Genealogy of Marketing: Consumer Capitalism between Rationalization and Reenchantment
Author: Silla, Cesare
Department: Department of Sociology
University: Università Cattolica del Sacro Cuore di Milano, Italy
Supervisor: Massimiliano Monaci
Year of completion: 2012
Language of dissertation: Italian
Keywords:
Consumer capitalism
, Historical sociology
, Weber
, Genealogy
Areas of Research:
Historical and Comparative Sociology
, Economy and Society
, Social Movements, Collective Action and Social Change
Abstract
The thesis is a sociological study of the birth of marketing between 1890 and 1930 in the United States. Following the Nietzsche-inspired genealogical method Weber presented in his 'Objectivity' essay and which he used in his work on the Protestant ethic, I considered the present-day relevance of marketing within consumer capitalism. Consumer capitalism is usually taken for granted as an obvious fact, as the research problem and I delved into a study of its conditions of emergence. The analysis shows how marketing tools at first developed separately and were eventually joined together to reinforce the specific logic of marketing that both answers to social needs and stirs and spurs desire.

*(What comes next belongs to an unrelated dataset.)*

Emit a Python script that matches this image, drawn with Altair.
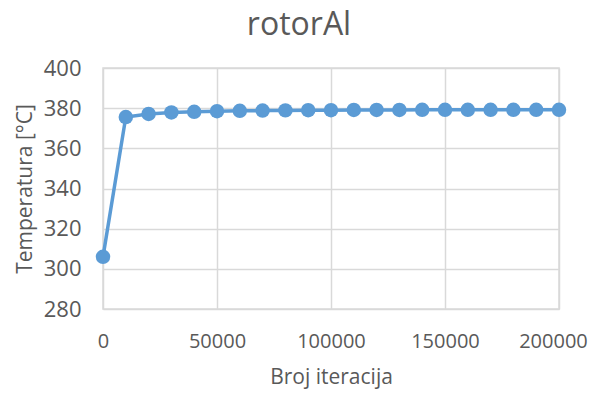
import altair as alt
import pandas as pd

iterations = [0, 10000, 20000, 30000, 40000, 50000, 60000, 70000, 80000, 90000, 100000,
              110000, 120000, 130000, 140000, 150000, 160000, 170000, 180000, 190000, 200000]
temperature = [306.0, 375.6, 377.1, 377.9, 378.2, 378.5, 378.7, 378.8, 378.9, 379.0, 379.0,
               379.1, 379.1, 379.1, 379.2, 379.2, 379.2, 379.2, 379.2, 379.2, 379.2]

df = pd.DataFrame({"iter": iterations, "temp": temperature})

FONT = "Open Sans"
GRAY = "#595959"
BLUE = "#5B9BD5"

base = alt.Chart(df)

line = base.mark_line(color=BLUE, strokeWidth=3.5).encode(
    x=alt.X("iter:Q",
            scale=alt.Scale(domain=[0, 200000], nice=False, zero=False),
            axis=alt.Axis(values=[0, 50000, 100000, 150000, 200000], format="d",
                          title="Broj iteracija", ticks=False, domain=False,
                          labelFlush=False, labelOverlap=False,
                          labelOffset={"condition": {"test": "datum.value == 200000", "value": -6},
                                       "value": 0},
                          labelPadding=22, titlePadding=15,
                          labelFontSize=20, titleFontSize=21,
                          labelColor=GRAY, titleColor=GRAY,
                          labelFont=FONT, titleFont=FONT, titleFontWeight="normal",
                          gridColor="#D9D9D9", gridWidth=1.5)),
    y=alt.Y("temp:Q",
            scale=alt.Scale(domain=[280, 400], nice=False, zero=False),
            axis=alt.Axis(values=[280, 300, 320, 340, 360, 380, 400],
                          title="Temperatura [°C]", ticks=False, domain=False,
                          labelFlush=False, labelOverlap=False,
                          labelPadding=22, titlePadding=8,
                          labelFontSize=22, titleFontSize=21,
                          labelColor=GRAY, titleColor=GRAY,
                          labelFont=FONT, titleFont=FONT, titleFontWeight="normal",
                          gridColor="#D9D9D9", gridWidth=1.5)),
)

points = base.mark_circle(color=BLUE, size=210, opacity=1).encode(
    x="iter:Q", y="temp:Q"
)

chart = (line + points).properties(
    width=456,
    height=241,
    autosize=alt.AutoSizeParams(type="none"),
    padding={"left": 95, "top": 60, "right": 30, "bottom": 82},
    title=alt.TitleParams("rotorAl", fontSize=32, font=FONT, fontWeight="normal",
                          color=GRAY, anchor="middle", dx=-32, offset=15),
).configure_view(stroke="#D9D9D9", strokeWidth=1.5)

chart.save("out.html", embed_options={"renderer": "svg", "actions": False})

The Weberian theoretical framework of rationalization and disenchantment explains why this logic could become victorious. There was an elective affinity between the aim of the consumer as the emerging type of man and the logic of marketing. The consumer's ongoing longing for experiences and for the play of the Self through lifestyles, resulting from the disenchantment of the world, was in a relation of reciprocity with the marketing promotion of consumption as the adequate means to satisfy the everchanging desire. Since its birth, marketing has been producing forms of aesthetic-affective re-enchantment by means of rationalization.